### [Dataset excerpt]

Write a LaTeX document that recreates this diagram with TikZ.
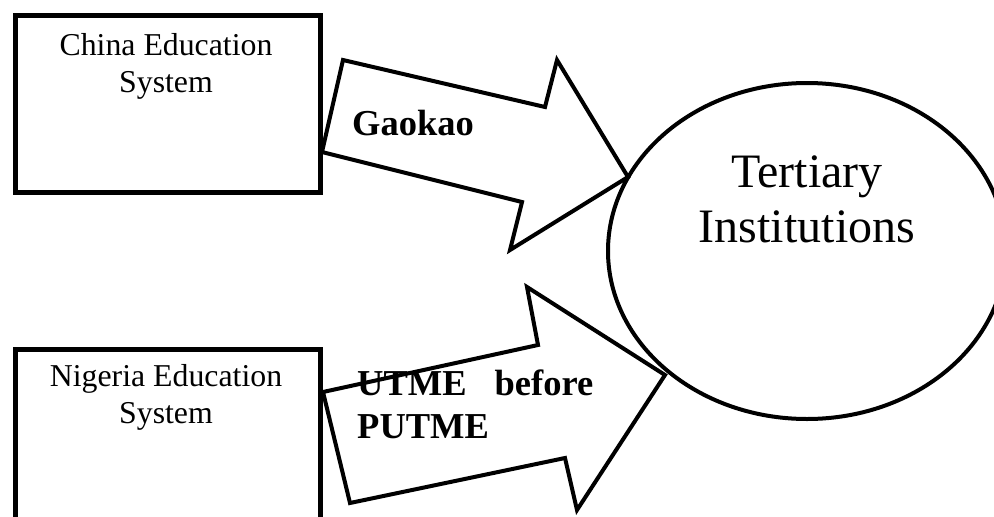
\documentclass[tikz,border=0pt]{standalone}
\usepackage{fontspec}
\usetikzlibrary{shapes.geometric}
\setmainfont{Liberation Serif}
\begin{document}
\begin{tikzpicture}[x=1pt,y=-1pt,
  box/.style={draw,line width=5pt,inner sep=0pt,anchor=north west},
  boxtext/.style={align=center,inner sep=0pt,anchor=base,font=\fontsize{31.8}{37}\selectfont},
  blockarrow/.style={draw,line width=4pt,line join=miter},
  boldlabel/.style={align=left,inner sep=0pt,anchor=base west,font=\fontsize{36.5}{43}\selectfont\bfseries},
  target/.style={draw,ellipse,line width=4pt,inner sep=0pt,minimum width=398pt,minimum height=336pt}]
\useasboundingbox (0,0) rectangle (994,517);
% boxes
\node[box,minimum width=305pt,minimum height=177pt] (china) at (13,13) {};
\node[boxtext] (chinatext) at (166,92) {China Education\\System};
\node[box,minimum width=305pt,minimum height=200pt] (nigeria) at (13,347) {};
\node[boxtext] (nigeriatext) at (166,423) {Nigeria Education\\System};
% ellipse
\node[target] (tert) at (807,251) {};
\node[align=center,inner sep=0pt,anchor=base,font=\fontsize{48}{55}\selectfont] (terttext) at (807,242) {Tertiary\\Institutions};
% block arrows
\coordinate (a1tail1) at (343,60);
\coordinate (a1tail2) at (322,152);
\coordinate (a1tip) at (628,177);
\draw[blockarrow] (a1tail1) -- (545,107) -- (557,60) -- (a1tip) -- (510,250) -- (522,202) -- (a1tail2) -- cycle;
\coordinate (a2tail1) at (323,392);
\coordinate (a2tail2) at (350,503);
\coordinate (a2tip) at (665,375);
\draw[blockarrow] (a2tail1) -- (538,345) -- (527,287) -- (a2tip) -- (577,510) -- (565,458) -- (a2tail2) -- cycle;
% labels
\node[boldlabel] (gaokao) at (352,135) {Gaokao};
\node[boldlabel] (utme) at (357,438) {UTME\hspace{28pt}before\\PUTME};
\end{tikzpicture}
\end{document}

### [Written instruction]
Leave out the pictures and reproduce the rest of the listing exactly.

### [Task solution]
Write a LaTeX document that recreates this diagram with TikZ.
\documentclass[tikz,border=0pt]{standalone}
\usepackage{fontspec}
\usetikzlibrary{shapes.geometric}
\setmainfont{Liberation Serif}
\begin{document}
\begin{tikzpicture}[x=1pt,y=-1pt,
  box/.style={draw,line width=5pt,inner sep=0pt,anchor=north west},
  boxtext/.style={align=center,inner sep=0pt,anchor=base,font=\fontsize{31.8}{37}\selectfont},
  blockarrow/.style={draw,line width=4pt,line join=miter},
  boldlabel/.style={align=left,inner sep=0pt,anchor=base west,font=\fontsize{36.5}{43}\selectfont\bfseries},
  target/.style={draw,ellipse,line width=4pt,inner sep=0pt,minimum width=398pt,minimum height=336pt}]
\useasboundingbox (0,0) rectangle (994,517);
% boxes
\node[box,minimum width=305pt,minimum height=177pt] (china) at (13,13) {};
\node[boxtext] (chinatext) at (166,92) {China Education\\System};
\node[box,minimum width=305pt,minimum height=200pt] (nigeria) at (13,347) {};
\node[boxtext] (nigeriatext) at (166,423) {Nigeria Education\\System};
% ellipse
\node[target] (tert) at (807,251) {};
\node[align=center,inner sep=0pt,anchor=base,font=\fontsize{48}{55}\selectfont] (terttext) at (807,242) {Tertiary\\Institutions};
% block arrows
\coordinate (a1tail1) at (343,60);
\coordinate (a1tail2) at (322,152);
\coordinate (a1tip) at (628,177);
\draw[blockarrow] (a1tail1) -- (545,107) -- (557,60) -- (a1tip) -- (510,250) -- (522,202) -- (a1tail2) -- cycle;
\coordinate (a2tail1) at (323,392);
\coordinate (a2tail2) at (350,503);
\coordinate (a2tip) at (665,375);
\draw[blockarrow] (a2tail1) -- (538,345) -- (527,287) -- (a2tip) -- (577,510) -- (565,458) -- (a2tail2) -- cycle;
% labels
\node[boldlabel] (gaokao) at (352,135) {Gaokao};
\node[boldlabel] (utme) at (357,438) {UTME\hspace{28pt}before\\PUTME};
\end{tikzpicture}
\end{document}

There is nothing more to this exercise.